Zu Rezas Raffinesse gehört, dass sie das in drei Varianten durchspielt, jedesmal mit Nuancen-Verschiebungen, mal krampfig verlogen um Fassadenwahrung bemüht, mal mit offensiver Kaputtheit, mal mit Nonchalance und Selbstironie, eben „Drei Mal Leben“. So entstehen lauter schön verdrehte Beispiele für das, was der Eheberater Niklas Luhmann die „Pathologie des ständigen Reflektierens, was der andere von einem erwartet, und das gleichzeitige Einbringen eines Höchstmaßes an Selbstverwirklichung“ nennt – ein zuverlässiges Rezept, um jede Beziehung unerträglich zu machen.
Der Astrophysiker Henri (Nico Holonics), beruflich eher erfolglos und optisch ein freundlicher Schluffi, hat, wie es sich im Eheduell gehört, eine toughe Karrierejuristin zur Gattin, die ihn offenbar aus reiner Großzügigkeit liebt. Constanze Becker zeigt sie als kluge Frau, die nicht nur ihren harmlosen Gatten, sondern auch den Rest der Welt nicht übertrieben ernstnehmen kann. Die Dummheiten und Zumutungen der bedauernswerten Mitmenschen-Trottel amüsieren sie aus sicherer Distanz.
Beschwingt von Selbstgenuss hebt sich ihre Stimme gerne zu einem leichten Singen, das gleichzeitig Spott und eisern gute Laune signalisiert. Das Desaster nimmt seinen Lauf, als der aus Karriereopportunismus eingeladene Physikerkollege und Starwissenschaftler Hubert samt schon etwas verblühtem Gattin-Dummchen Ines einen Tag zu früh zu Besuch kommt. Chips statt Dreigängemenü! Langeweile-Besäufnis statt gepflegter Konversation!
August Diehl macht aus Hubert im altmodischen, grauen Dreiteiler einen genauso grauen Machtstrategen, der sich ohne rechte Freude am servilen Gezappel Henris weidet. Die große Judith Engel führt vor, wie der Hang zum Sancerre, zu gesteigertem Plauder- und Anerkennungsbedürfnis, Zickigkeit, Körperakrobatik und leichtem Wahnsinn einen ziemlich unwiderstehlichen Komik-Cocktail ergeben.

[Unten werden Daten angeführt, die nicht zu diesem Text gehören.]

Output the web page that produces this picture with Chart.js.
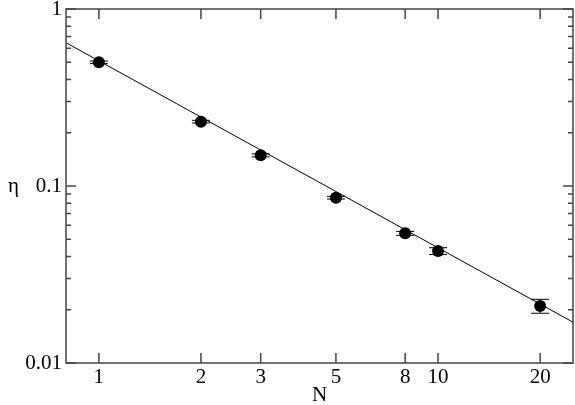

Dennoch wirkt das Stück heute am Berliner Ensemble in Andrea Breths altmeisterlich gekonnter, in jeder Minute bewundernswert fein, klar, genau gearbeiteter Inszenierung mit vier glänzend aufgelegten Schauspielern seltsam aus der Zeit gefallen. Und das nicht nur, als einige Verwicklungen entstehen, weil der nervöse Nachwuchswissenschaftler Henri zuhause nicht ins Internet kommt („ich habe meinen Labtop im Büro gelassen“). Hat der arme Mann kein Smartphone? Vor allem: Haben diese Bürger gutbürgerlicher Pariser Arrondissements keine anderen Sorgen als den nächsten kleinen Karriereschritt, den nächsten kleinen Schwips, den nächsten kleinen Ehekrach, die nächste routiniert angebahnte Ehebruchs-Affäre?

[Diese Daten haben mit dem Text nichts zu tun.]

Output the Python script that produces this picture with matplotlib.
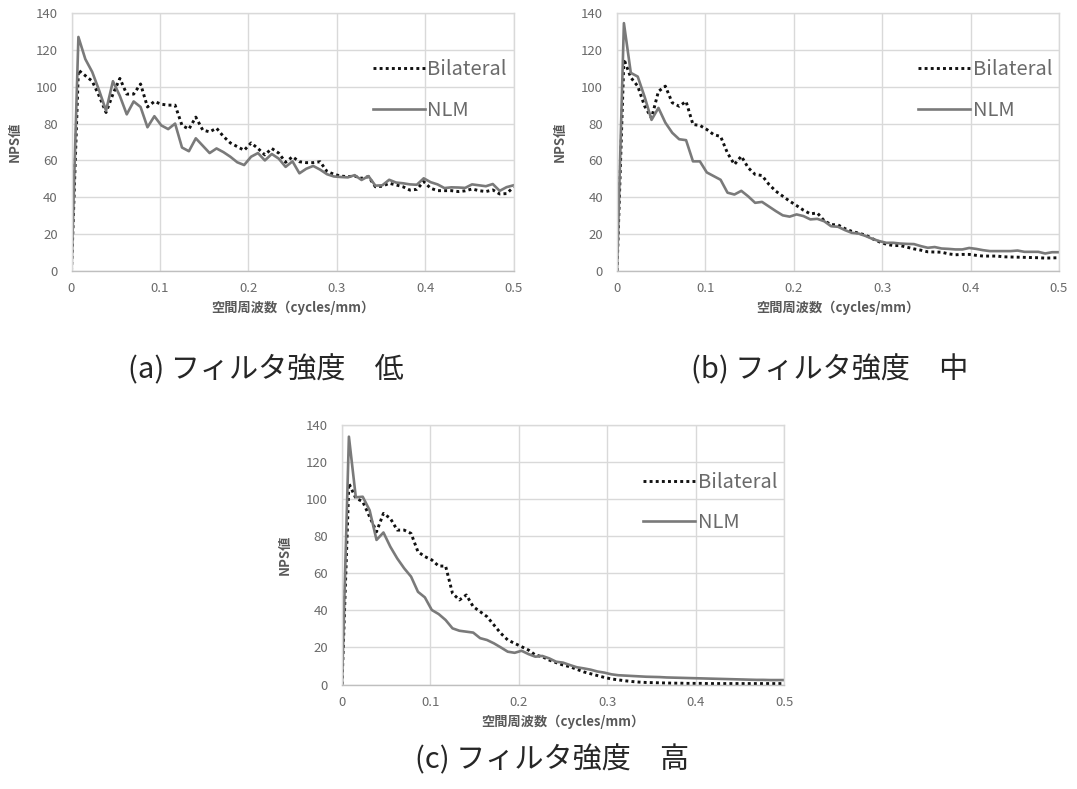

Die vier durch den verunglückten Abend stolpernden Partygäste müssen Bewohner eines gemütlichen Frankreichs vor den Zeiten von Abstiegsängsten, Terroranschlägen, Klimawandel, Le Pen und den Sozialprotesten der Gelbwesen sein. Sie verplaudern ihre Zeit im Kokon ihrer Saturiertheit, selbst die lustig peinlichen Eskalationen sind nur Zuckungen einer wohlstandsgeschützten Befindlichkeit.
Das wäre im puren Boulevard-Spaß nicht weiter schlimm, nicht jede Beziehungskomödie muss die Weltlage zur Kenntnis nehmen. Aber bei Reza und erst recht bei der großen Seelenabgrund-Forscherin Andrea Breth sind wir nicht im Spaßpartyland. Unter der Oberfläche einer hochtourigen Komödie schimmern gut sichtbar immer der Ernst, die Melancholie, der Wahrheitsanspruch durch.

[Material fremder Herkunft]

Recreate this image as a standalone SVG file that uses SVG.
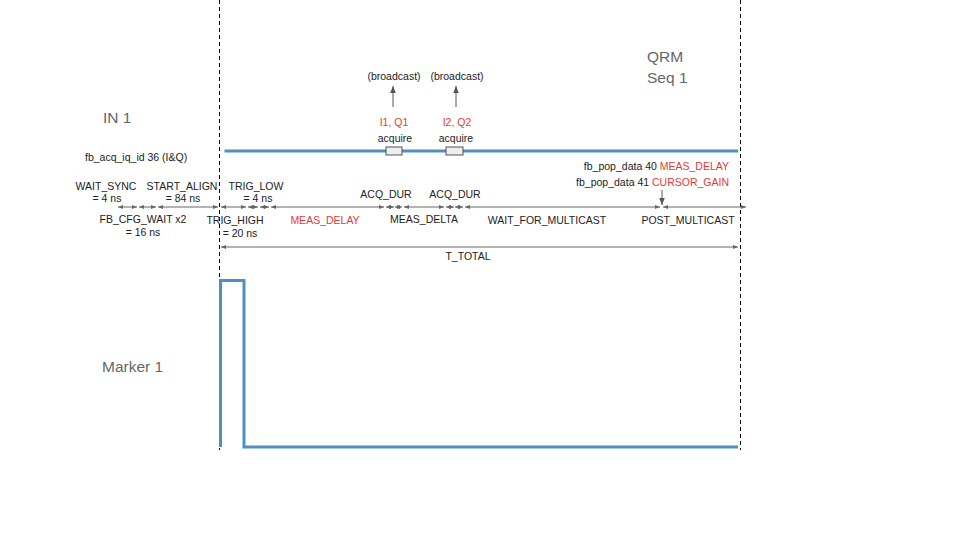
<svg xmlns="http://www.w3.org/2000/svg" width="960" height="540" viewBox="0 0 960 540">
<style>
.t{font-family:"Liberation Sans",Arial,sans-serif;font-size:10.5px;fill:#222}
.r{fill:#e53935}
.big{font-family:"Liberation Sans",Arial,sans-serif;font-size:15.5px;fill:#666}
.m{text-anchor:middle}
.dim{stroke:#666;stroke-width:1;fill:none;marker-start:url(#ah);marker-end:url(#ah)}
.one{stroke:#555;stroke-width:1;fill:none;marker-end:url(#ah2)}
.dash{stroke:#000;stroke-width:1;stroke-dasharray:4,3;fill:none}
.sig{stroke:#4f8fc2;stroke-width:3;fill:none}
</style>
<defs>
<marker id="ah" viewBox="0 0 10 10" refX="10" refY="5" markerWidth="5" markerHeight="5" orient="auto-start-reverse" markerUnits="userSpaceOnUse"><path d="M0,1 L10,5 L0,9 z" fill="#666"/></marker>
<marker id="ah2" viewBox="0 0 10 10" refX="10" refY="5" markerWidth="7" markerHeight="7" orient="auto" markerUnits="userSpaceOnUse"><path d="M0,1 L10,5 L0,9 z" fill="#555"/></marker>
</defs>
<rect width="960" height="540" fill="#fff"/>

<g id="frame">
<line class="dash" x1="219.5" y1="0" x2="219.5" y2="450"/>
<line class="dash" x1="740.5" y1="0" x2="740.5" y2="450"/>
</g>

<g id="in1-label"><text class="big" x="103" y="123">IN 1</text></g>
<g id="qrm-label"><text class="big" x="647" y="62">QRM</text><text class="big" x="647" y="83">Seq 1</text></g>
<g id="marker1-label"><text class="big" x="102" y="372">Marker 1</text></g>

<g id="in1-signal">
<line class="sig" x1="224.5" y1="151" x2="738" y2="151"/>
<rect x="386" y="147" width="16" height="8" fill="#eee" stroke="#555" stroke-width="1"/>
<rect x="446" y="147" width="17" height="8" fill="#eee" stroke="#555" stroke-width="1"/>
</g>

<g id="marker1-signal">
<path class="sig" d="M220.5,447 V280.5 H244 V447 H738"/>
</g>

<g id="acq1"><text class="t m" x="394" y="80">(broadcast)</text><text class="t m r" x="394" y="126">I1, Q1</text><text class="t m" x="395" y="142">acquire</text></g>
<g id="acq2"><text class="t m" x="457" y="80">(broadcast)</text><text class="t m r" x="457" y="126">I2, Q2</text><text class="t m" x="456" y="142">acquire</text></g>

<g id="fb-acq"><text class="t" x="85" y="161">fb_acq_iq_id 36 (I&amp;Q)</text></g>
<g id="fb-pop">
<text class="t" x="729" y="170" text-anchor="end">fb_pop_data 40 <tspan class="r">MEAS_DELAY</tspan></text>
<text class="t" x="729" y="186" text-anchor="end">fb_pop_data 41 <tspan class="r">CURSOR_GAIN</tspan></text>
</g>

<g id="labels">
<text class="t m" x="106" y="190">WAIT_SYNC</text><text class="t m" x="107" y="202">= 4 ns</text>
<text class="t m" x="182" y="190">START_ALIGN</text><text class="t m" x="183" y="202">= 84 ns</text>
<text class="t m" x="143" y="223">FB_CFG_WAIT x2</text><text class="t m" x="143" y="236">= 16 ns</text>
<text class="t m" x="256" y="190">TRIG_LOW</text><text class="t m" x="258" y="202">= 4 ns</text>
<text class="t m" x="235" y="224">TRIG_HIGH</text><text class="t m" x="240" y="237">= 20 ns</text>
<text class="t m r" x="325" y="224">MEAS_DELAY</text>
<text class="t m" x="386" y="198">ACQ_DUR</text>
<text class="t m" x="455" y="198">ACQ_DUR</text>
<text class="t m" x="424" y="223">MEAS_DELTA</text>
<text class="t m" x="547" y="224">WAIT_FOR_MULTICAST</text>
<text class="t m" x="688" y="224">POST_MULTICAST</text>
<text class="t m" x="468" y="260">T_TOTAL</text>
</g>

<g id="connectors">
<line class="one" x1="393" y1="107" x2="393" y2="86"/>
<line class="one" x1="456" y1="107" x2="456" y2="86"/>
<line class="one" x1="662" y1="190" x2="662" y2="205"/>
<line class="dim" x1="118" y1="207" x2="137" y2="207"/>
<line class="dim" x1="139" y1="207" x2="156" y2="207"/>
<line class="dim" x1="158" y1="207" x2="218" y2="207"/>
<line class="dim" x1="221" y1="207" x2="246" y2="207"/>
<line class="dim" x1="248" y1="207" x2="258" y2="207"/>
<line class="dim" x1="260" y1="207" x2="269" y2="207"/>
<line class="dim" x1="271" y1="207" x2="384" y2="207"/>
<line class="dim" x1="386" y1="207" x2="394" y2="207"/>
<line class="dim" x1="395" y1="207" x2="402" y2="207"/>
<line class="dim" x1="404" y1="207" x2="444" y2="207"/>
<line class="dim" x1="446" y1="207" x2="454" y2="207"/>
<line class="dim" x1="455" y1="207" x2="463" y2="207"/>
<line class="dim" x1="465" y1="207" x2="660" y2="207"/>
<line class="dim" x1="663" y1="207" x2="746" y2="207"/>
<line class="dim" x1="221" y1="247" x2="738" y2="247"/>
</g>
</svg>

Breths Aufführung will schon auch sagen, wie einsam und verloren wir sind. Rezas Stück will durchaus zeigen, wie zeitgenössische Bürger und ihre handelsüblichen Lebenslügen so ticken und zicken. In einer deutlich gereizter, nervöser, in den Statusbewahrungskämpfen auch unübersehbar aggressiver gewordenen Atmosphäre wirken Rezas Befunde vom Ende des vergangenen Jahrhunderts ein wenig putzig und anachronistisch.